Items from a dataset
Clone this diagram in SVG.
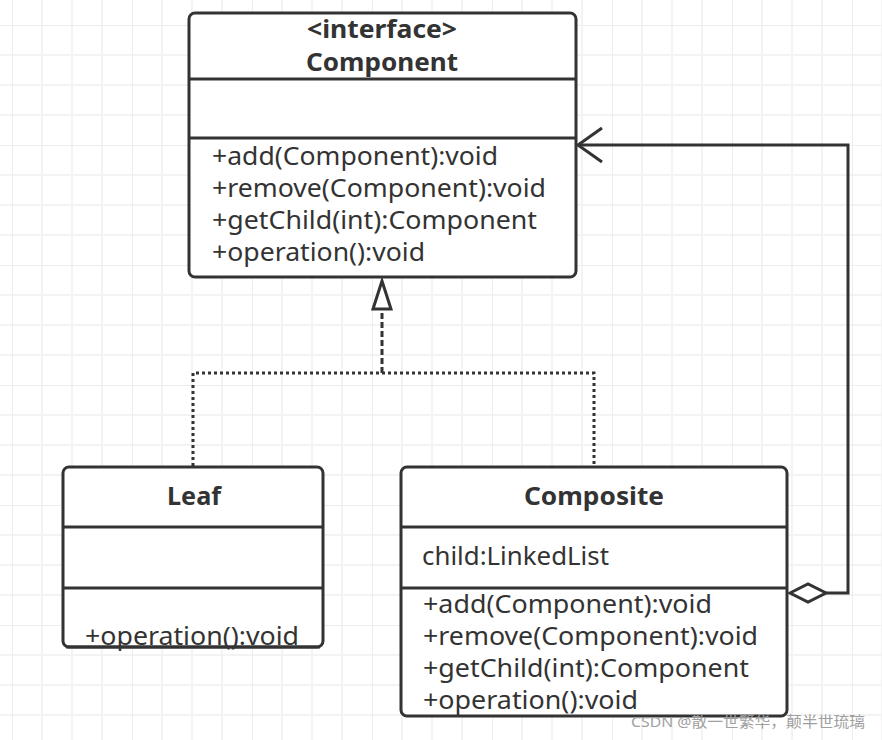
<svg xmlns="http://www.w3.org/2000/svg" width="882" height="740" viewBox="0 0 882 740">
<defs>
<pattern id="grid" x="12" y="25" width="120" height="120" patternUnits="userSpaceOnUse">
<path d="M0 30H120M0 60H120M0 90H120M30 0V120M60 0V120M90 0V120" stroke="#f3f3f3" stroke-width="2" fill="none"/>
<path d="M0 0H120M0 0V120" stroke="#ededed" stroke-width="2" fill="none"/>
</pattern>
<style>
.box{fill:#fff;stroke:#333;stroke-width:3}
.div{stroke:#333;stroke-width:3}
.t{font-family:"Noto Sans","Open Sans",sans-serif;fill:#333;font-size:25.5px}
.b{font-weight:bold;text-anchor:middle}
.con{fill:none;stroke:#333;stroke-width:3}
.dot{stroke-dasharray:3 3}
</style>
</defs>
<rect width="882" height="740" fill="#fff"/>
<rect width="882" height="740" fill="url(#grid)"/>

<g id="connectors">
<path class="con dot" d="M193 466V373H594V466"/>
<path class="con" d="M382 373V310" stroke-dasharray="6 3"/>
<polygon points="382,281 373,309 391,309" fill="#fff" stroke="#333" stroke-width="3" stroke-linejoin="miter"/>
<path class="con" d="M826 593H848V145H578"/>
<path class="con" d="M602 128L578 145L602 162"/>
<polygon points="790,593 808,584 826,593 808,602" fill="#fff" stroke="#333" stroke-width="3"/>
</g>

<g id="component">
<rect class="box" x="189" y="13" width="387" height="264" rx="6"/>
<line class="div" x1="189" y1="79" x2="576" y2="79"/>
<line class="div" x1="189" y1="138" x2="576" y2="138"/>
<text class="t b" x="382" y="38" textLength="150" lengthAdjust="spacingAndGlyphs">&lt;interface&gt;</text>
<text class="t b" x="382" y="71" textLength="152" lengthAdjust="spacingAndGlyphs">Component</text>
<text class="t" x="212" y="165" textLength="286" lengthAdjust="spacingAndGlyphs">+add(Component):void</text>
<text class="t" x="212" y="197" textLength="334" lengthAdjust="spacingAndGlyphs">+remove(Component):void</text>
<text class="t" x="212" y="229" textLength="325" lengthAdjust="spacingAndGlyphs">+getChild(int):Component</text>
<text class="t" x="212" y="261" textLength="213" lengthAdjust="spacingAndGlyphs">+operation():void</text>
</g>

<g id="leaf">
<rect class="box" x="63" y="467" width="260" height="180" rx="6"/>
<line class="div" x1="63" y1="527" x2="323" y2="527"/>
<line class="div" x1="63" y1="588" x2="323" y2="588"/>
<text class="t b" x="194" y="505" textLength="54" lengthAdjust="spacingAndGlyphs">Leaf</text>
<text class="t" x="85" y="645" textLength="214" lengthAdjust="spacingAndGlyphs">+operation():void</text>
<line class="div" x1="66" y1="647" x2="320" y2="647"/>
</g>

<g id="composite">
<rect class="box" x="401" y="467" width="386" height="249" rx="6"/>
<line class="div" x1="401" y1="527" x2="787" y2="527"/>
<line class="div" x1="401" y1="588" x2="787" y2="588"/>
<text class="t b" x="594" y="505" textLength="140" lengthAdjust="spacingAndGlyphs">Composite</text>
<text class="t" x="422" y="565" textLength="187" lengthAdjust="spacingAndGlyphs">child:LinkedList</text>
<text class="t" x="423" y="613" textLength="289" lengthAdjust="spacingAndGlyphs">+add(Component):void</text>
<text class="t" x="423" y="645" textLength="335" lengthAdjust="spacingAndGlyphs">+remove(Component):void</text>
<text class="t" x="423" y="677" textLength="326" lengthAdjust="spacingAndGlyphs">+getChild(int):Component</text>
<text class="t" x="423" y="709" textLength="215" lengthAdjust="spacingAndGlyphs">+operation():void</text>
</g>

<text x="631" y="727" font-family="'Noto Sans','Noto Sans CJK SC',sans-serif" font-size="15" fill="#a0a0a0" textLength="234" lengthAdjust="spacingAndGlyphs">CSDN @散一世繁华，颠半世琉璃</text>
</svg>
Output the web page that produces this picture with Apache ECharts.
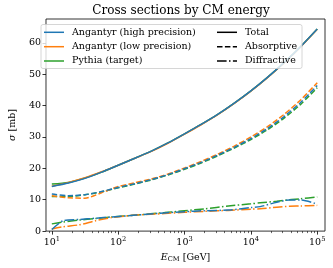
<!DOCTYPE html>
<html>
<head>
<meta charset="utf-8">
<script src="https://cdn.jsdelivr.net/npm/echarts@6/dist/echarts.min.js"></script>
<style>html,body{margin:0;padding:0;background:#fff}#c{width:333px;height:268px}</style>
</head>
<body>
<div id="c"></div>
<script>
// ---- data (energies in GeV, cross sections in mb) ----
const titleText = 'Cross sections by CM energy';
const xTickExponents = [1, 2, 3, 4, 5];
const yTickValues = [0, 10, 20, 30, 40, 50, 60];
const seriesNames = ['Angantyr (high precision)', 'Angantyr (low precision)', 'Pythia (target)'];
const kindNames = ['Total', 'Absorptive', 'Diffractive'];

const energySmooth = [10, 17.8, 31.6, 56.2, 100, 178, 316, 562, 1000, 1778, 3162, 5623, 10000, 17783, 31623, 56234, 100000];
const totalHigh   = [14.2, 15.3, 16.8, 18.8, 21.0, 23.2, 25.5, 28.1, 31.0, 34.0, 37.2, 40.8, 44.7, 49.0, 53.7, 58.8, 64.4];
const totalLow    = [14.3, 15.5, 17.0, 18.9, 21.0, 23.2, 25.4, 28.0, 30.9, 33.9, 37.1, 40.7, 44.6, 48.9, 53.6, 58.7, 64.3];
const totalTarget = [15.0, 15.5, 16.9, 18.8, 21.0, 23.2, 25.5, 28.1, 31.0, 34.0, 37.2, 40.8, 44.7, 49.0, 53.7, 58.8, 64.4];

const absHigh   = [11.8, 11.3, 11.6, 12.6, 13.9, 15.1, 16.4, 18.0, 19.9, 21.9, 24.2, 26.7, 29.5, 32.7, 36.5, 41.0, 46.4];
const absLow    = [11.3, 10.6, 10.5, 12.2, 14.2, 15.4, 16.6, 18.2, 20.1, 22.2, 24.5, 27.1, 30.0, 33.3, 37.2, 41.8, 47.3];
const absTarget = [11.0, 11.0, 11.6, 12.5, 13.8, 15.0, 16.3, 17.9, 19.7, 21.7, 24.0, 26.5, 29.2, 32.3, 36.0, 40.4, 45.7];

const energyDiff = [10, 14.8, 25.7, 45.7, 79.4, 186, 501, 1000, 1995, 4571, 10000, 13804, 24547, 38019, 56234, 100000];
const diffHigh   = [0.5, 3.3, 3.7, 4.1, 4.5, 5.1, 5.8, 6.2, 6.5, 6.7, 7.5, 7.8, 9.2, 9.9, 9.9, 8.6];
const diffLow    = [0.7, 1.4, 2.0, 3.3, 4.3, 5.1, 5.6, 6.0, 6.3, 6.6, 7.0, 7.1, 7.6, 7.9, 8.0, 8.2];
const diffTarget = [2.3, 2.9, 3.5, 4.0, 4.5, 5.1, 5.9, 6.5, 7.1, 8.0, 8.7, 9.0, 9.5, 10.0, 10.3, 10.9];

// ---- styling ----
const FONT = 'DejaVu Serif';
const colors = ['#1f77b4', '#ff7f0e', '#2ca02c'];
const dashTypes = ['solid', [5.5, 2.4], [9.6, 2.4, 1.5, 2.4]];
const X_MIN = 0.912, X_MAX = 5.117, Y_MIN = 0, Y_MAX = 67.6;

const minorTicks = [];
for (let d = 0; d <= 4; d++) for (let k = 2; k <= 9; k++) {
  const v = Math.log10(k * Math.pow(10, d));
  if (v > X_MIN && v < X_MAX) minorTicks.push(v);
}

function pts(E, S) { return E.map((e, i) => [Math.log10(e), S[i]]); }

const groups = [
  [energySmooth, [totalHigh, totalLow, totalTarget], 0],
  [energySmooth, [absHigh, absLow, absTarget], 1],
  [energyDiff, [diffHigh, diffLow, diffTarget], 2]
];
const series = [];
groups.forEach(([E, arrs, kind]) => {
  [2, 1, 0].forEach(si => {
    series.push({
      type: 'line', name: seriesNames[si] + ' ' + kindNames[kind],
      data: pts(E, arrs[si]), showSymbol: false, smooth: 0.25, silent: true,
      xAxisIndex: 0, yAxisIndex: 0,
      lineStyle: { color: colors[si], width: 1.5, type: dashTypes[kind], cap: 'butt' },
      z: 5 - si
    });
  });
});

// legend via graphic
const legendEls = [];
legendEls.push({ type: 'rect', shape: { x: 41, y: 24.5, width: 261, height: 44, r: 2 },
  style: { fill: 'rgba(255,255,255,0.8)', stroke: '#cccccc', lineWidth: 0.8 }, z: 10 });
const rowY = [32.3, 46.7, 61];
seriesNames.forEach((n, i) => {
  legendEls.push({ type: 'line', shape: { x1: 44, y1: rowY[i], x2: 64, y2: rowY[i] },
    style: { stroke: colors[i], lineWidth: 1.5 }, z: 11 });
  legendEls.push({ type: 'text', x: 72, y: rowY[i], style: { text: n, font: '9.5px "' + FONT + '"', fill: '#000', verticalAlign: 'middle' }, z: 11 });
});
kindNames.forEach((n, i) => {
  legendEls.push({ type: 'line', shape: { x1: 217, y1: rowY[i], x2: 237, y2: rowY[i] },
    style: { stroke: '#000', lineWidth: 1.5, lineDash: dashTypes[i] === 'solid' ? null : dashTypes[i] }, z: 11 });
  legendEls.push({ type: 'text', x: 245, y: rowY[i], style: { text: n, font: '9.5px "' + FONT + '"', fill: '#000', verticalAlign: 'middle' }, z: 11 });
});
// title centred over the plot area
legendEls.push({ type: 'text', x: 181, y: 11, style: { text: titleText, font: '12px "' + FONT + '"', fill: '#000', align: 'center', verticalAlign: 'middle' }, z: 11 });

const chart = echarts.init(document.getElementById('c'), null, { renderer: 'canvas' });
chart.setOption({
  animation: false,
  backgroundColor: '#fff',
  grid: { left: 37, right: 8, top: 19, bottom: 35, show: true, borderColor: '#000', borderWidth: 0.8, backgroundColor: 'transparent' },
  xAxis: [{
    type: 'value', min: X_MIN, max: X_MAX, position: 'bottom',
    axisLine: { show: false }, splitLine: { show: false },
    axisTick: { show: true, customValues: xTickExponents, length: 3.5, lineStyle: { color: '#000', width: 0.8 } },
    axisLabel: { customValues: xTickExponents, margin: 5, color: '#000', fontFamily: FONT, fontSize: 9.5,
      formatter: v => '10{sup|' + Math.round(v) + '}',
      rich: { sup: { fontSize: 6.7, fontFamily: FONT, color: '#000', padding: [0, 0, 6, 0] } } },
    name: '{i|E}{sub|CM} [GeV]', nameLocation: 'middle', nameGap: 16,
    nameTextStyle: { color: '#000', fontFamily: FONT, fontSize: 9.5,
      rich: { i: { fontStyle: 'italic', fontFamily: FONT, fontSize: 9.5, color: '#000' },
              sub: { fontFamily: FONT, fontSize: 6.7, color: '#000', padding: [4, 0, 0, 0] } } }
  }, {
    type: 'value', min: X_MIN, max: X_MAX, position: 'bottom',
    axisLine: { show: false }, splitLine: { show: false },
    axisTick: { show: true, customValues: minorTicks, length: 2, lineStyle: { color: '#000', width: 0.6 } },
    axisLabel: { show: false }
  }],
  yAxis: [{
    type: 'value', min: Y_MIN, max: Y_MAX,
    axisLine: { show: false }, splitLine: { show: false },
    axisTick: { show: true, customValues: yTickValues, length: 3.5, lineStyle: { color: '#000', width: 0.8 } },
    axisLabel: { customValues: yTickValues, margin: 5, color: '#000', fontFamily: FONT, fontSize: 9.5 },
    name: '{i|σ} [mb]', nameLocation: 'middle', nameGap: 25, nameRotate: 90,
    nameTextStyle: { color: '#000', fontFamily: FONT, fontSize: 9.5,
      rich: { i: { fontStyle: 'italic', fontFamily: FONT, fontSize: 9.5, color: '#000' } } }
  }],
  series: series,
  graphic: legendEls
});
</script>
</body>
</html>
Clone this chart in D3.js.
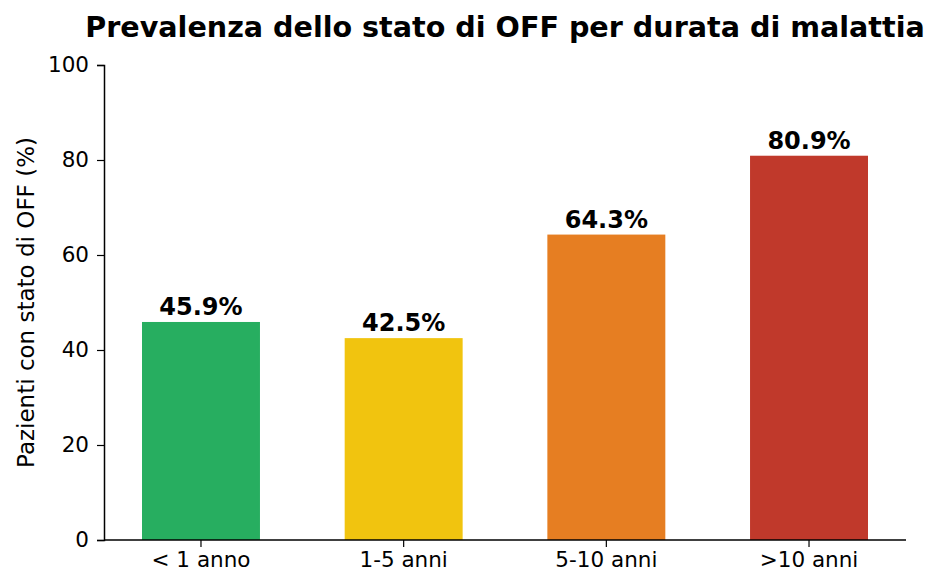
<!DOCTYPE html>
<html>
<head>
<meta charset="utf-8">
<script src="https://cdn.jsdelivr.net/npm/d3@7"></script>
<style>
  body { margin: 0; background: #fff; }
  svg { font-family: "DejaVu Sans", sans-serif; }
</style>
</head>
<body>
<div id="chart-area"></div>
<script>
// data
let categories = ["< 1 anno", "1-5 anni", "5-10 anni", ">10 anni"];
let values = [45.9, 42.5, 64.3, 80.9];
let colors = ["#27ae60", "#f1c40f", "#e67e22", "#c0392b"];
let yTicks = [0, 20, 40, 60, 80, 100];

let w = 930;
let h = 573;
let m = {left: 104, right: 24, top: 65, bottom: 33};

let svg = d3.select("#chart-area")
    .append("svg")
    .attr("width", w)
    .attr("height", h);

// x band scale
let x = d3.scaleBand()
    .domain(categories)
    .range([m.left, w - m.right])
    .paddingInner(0.418)
    .paddingOuter(0.1875);

// y linear scale
let y = d3.scaleLinear()
    .domain([0, 100])
    .range([h - m.bottom, m.top]);

// bars
svg.selectAll("rect.bar")
    .data(values)
    .enter()
    .append("rect")
      .attr("class", "bar")
      .attr("x", function(d, i) { return x(categories[i]); })
      .attr("y", function(d) { return y(d); })
      .attr("width", x.bandwidth())
      .attr("height", function(d) { return y(0) - y(d); })
      .attr("fill", function(d, i) { return colors[i]; });

// value labels
svg.selectAll("text.val")
    .data(values)
    .enter()
    .append("text")
      .attr("class", "val")
      .text(function(d) { return d.toFixed(1) + "%"; })
      .attr("x", function(d, i) { return x(categories[i]) + x.bandwidth() / 2; })
      .attr("y", function(d) { return y(d) - 7; })
      .attr("text-anchor", "middle")
      .attr("font-size", 24)
      .attr("font-weight", "bold")
      .attr("fill", "#000");

// axes
let xAxis = svg.append("g")
    .attr("transform", "translate(0," + y(0) + ")")
    .call(d3.axisBottom(x).tickSizeOuter(0).tickSize(7).tickPadding(5));

let yAxis = svg.append("g")
    .attr("transform", "translate(" + m.left + ",0)")
    .call(d3.axisLeft(y).tickValues(yTicks).tickSizeOuter(0).tickSize(7).tickPadding(8));

[xAxis, yAxis].forEach(function(g) {
  g.selectAll("text").attr("font-size", 21.5).attr("font-family", "DejaVu Sans").attr("fill", "#000");
  g.selectAll("line").attr("stroke", "#000").attr("stroke-width", 1.2);
  g.select(".domain").attr("stroke", "#000").attr("stroke-width", 1.5);
});

// x axis line across the full width
xAxis.select(".domain").attr("d", "M" + m.left + ",0H" + (w - m.right));

// y axis title
svg.append("text")
    .text("Pazienti con stato di OFF (%)")
    .attr("transform", "translate(34," + ((y(0) + y(100)) / 2) + ") rotate(-90)")
    .attr("text-anchor", "middle")
    .attr("font-size", 23)
    .attr("font-family", "DejaVu Sans")
    .attr("fill", "#000");

// chart title
svg.append("text")
    .text("Prevalenza dello stato di OFF per durata di malattia")
    .attr("x", 505)
    .attr("y", 37)
    .attr("text-anchor", "middle")
    .attr("font-size", 28.6)
    .attr("font-weight", "bold")
    .attr("font-family", "DejaVu Sans")
    .attr("fill", "#000");
</script>
</body>
</html>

:: Work to complete ::
Nothing but the lines from the one with "Output the web" through the one with "const kindNames = ['Total', 'Absorptive', 'Diffractive'];" should be copied, word for word. Pictures are left out.

:: Right answer ::
Output the web page that produces this picture with Apache ECharts.
<!DOCTYPE html>
<html>
<head>
<meta charset="utf-8">
<script src="https://cdn.jsdelivr.net/npm/echarts@6/dist/echarts.min.js"></script>
<style>html,body{margin:0;padding:0;background:#fff}#c{width:333px;height:268px}</style>
</head>
<body>
<div id="c"></div>
<script>
// ---- data (energies in GeV, cross sections in mb) ----
const titleText = 'Cross sections by CM energy';
const xTickExponents = [1, 2, 3, 4, 5];
const yTickValues = [0, 10, 20, 30, 40, 50, 60];
const seriesNames = ['Angantyr (high precision)', 'Angantyr (low precision)', 'Pythia (target)'];
const kindNames = ['Total', 'Absorptive', 'Diffractive'];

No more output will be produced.